(Reuters) – A senior U.S. Securities and Exchange Commission official on Thursday urged private equity firms to follow Blackstone Group LP‘s decision to stop a controversial fee practice in its portfolio companies.
The practice involves the so-called acceleration of monitoring fees, when a private equity firm receives money from its portfolio companies for consulting work it has not performed because it has divested them and no longer runs them.
Many private equity fund investors are asking fund managers to stop the practice, arguing they already pay hefty management and performance fees.
“Blackstone stopping monitoring fee accelerations, they are a bellwether in the industry, the industry follows them,” Igor Rozenblit, co-head of the SEC’s private funds unit, told a Merrill DataSite conference panel on private equity regulation in New York.
“(Industrywide) that’s billions of dollars back to investors that would have gone to fund managers,” he added.
A Blackstone spokesman declined to comment.

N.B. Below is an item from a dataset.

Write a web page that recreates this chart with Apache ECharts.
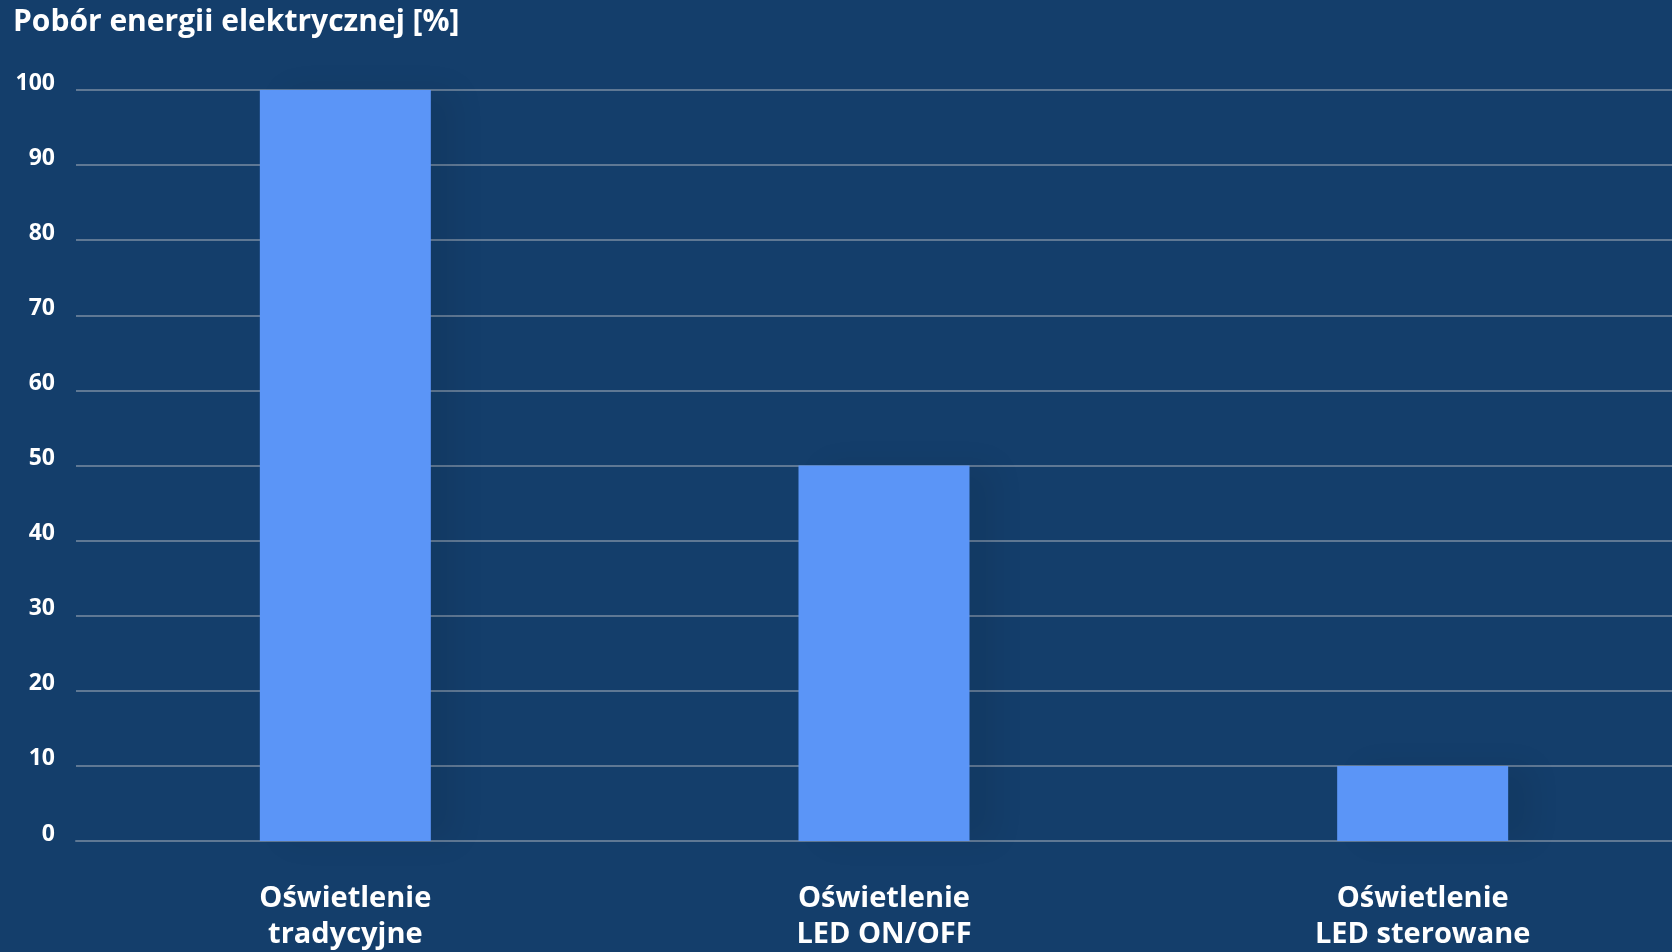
<!DOCTYPE html>
<html>
<head>
<meta charset="utf-8">
<script src="https://cdn.jsdelivr.net/npm/echarts@6/dist/echarts.min.js"></script>
<style>
html,body{margin:0;padding:0;background:#143E6B;}
#c{width:1672px;height:952px;}
</style>
</head>
<body>
<div id="c"></div>
<script>
const titleText = 'Pobór energii elektrycznej [%]';
const categories = ['Oświetlenie\ntradycyjne', 'Oświetlenie\nLED ON/OFF', 'Oświetlenie\nLED sterowane'];
const values = [100, 50, 10];
const yMin = 0, yMax = 100, yStep = 10;

const chart = echarts.init(document.getElementById('c'), null, {renderer: 'canvas'});
chart.setOption({
  backgroundColor: '#143E6B',
  animation: false,
  title: {
    text: titleText,
    left: 13, top: 7, padding: 0,
    textStyle: {color: '#ffffff', fontFamily: 'Open Sans', fontWeight: 700, fontSize: 30, lineHeight: 30}
  },
  grid: {left: 76, width: 1616, top: 90, bottom: 111, containLabel: false, outerBoundsMode: 'none'},
  xAxis: {
    type: 'category',
    data: categories,
    axisLine: {show: true, lineStyle: {color: '#5F7894', width: 2}},
    axisTick: {show: false},
    axisLabel: {
      color: '#ffffff', fontFamily: 'Open Sans', fontWeight: 700, fontSize: 29,
      lineHeight: 36, margin: 40, interval: 0
    }
  },
  yAxis: {
    type: 'value',
    min: yMin, max: yMax, interval: yStep,
    axisLine: {show: false},
    axisTick: {show: false},
    splitLine: {show: true, lineStyle: {color: '#5F7894', width: 2}},
    axisLabel: {
      color: '#ffffff', fontFamily: 'Open Sans', fontWeight: 700, fontSize: 23,
      margin: 21, verticalAlign: 'bottom', lineHeight: 14
    }
  },
  series: [{
    type: 'bar',
    data: values,
    barWidth: 171,
    itemStyle: {color: '#5B95F7', shadowColor: 'rgba(0,0,0,0.07)', shadowBlur: 30, shadowOffsetX: 25}
  }]
});
</script>
</body>
</html>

The SEC has been stepping up efforts to increase transparency and improve accuracy on fees that private equity funds charge investors, putting together a dedicated group to examine buyout funds and hedge funds, Reuters first reported earlier this year.
“We are often stunned by just how many errors we see. Errors in spreadsheets, errors in management fee calculations. (Private equity) is just a really complex industry, but we understand that and want to work with all of you,” Rozenblit told a room of private equity professionals.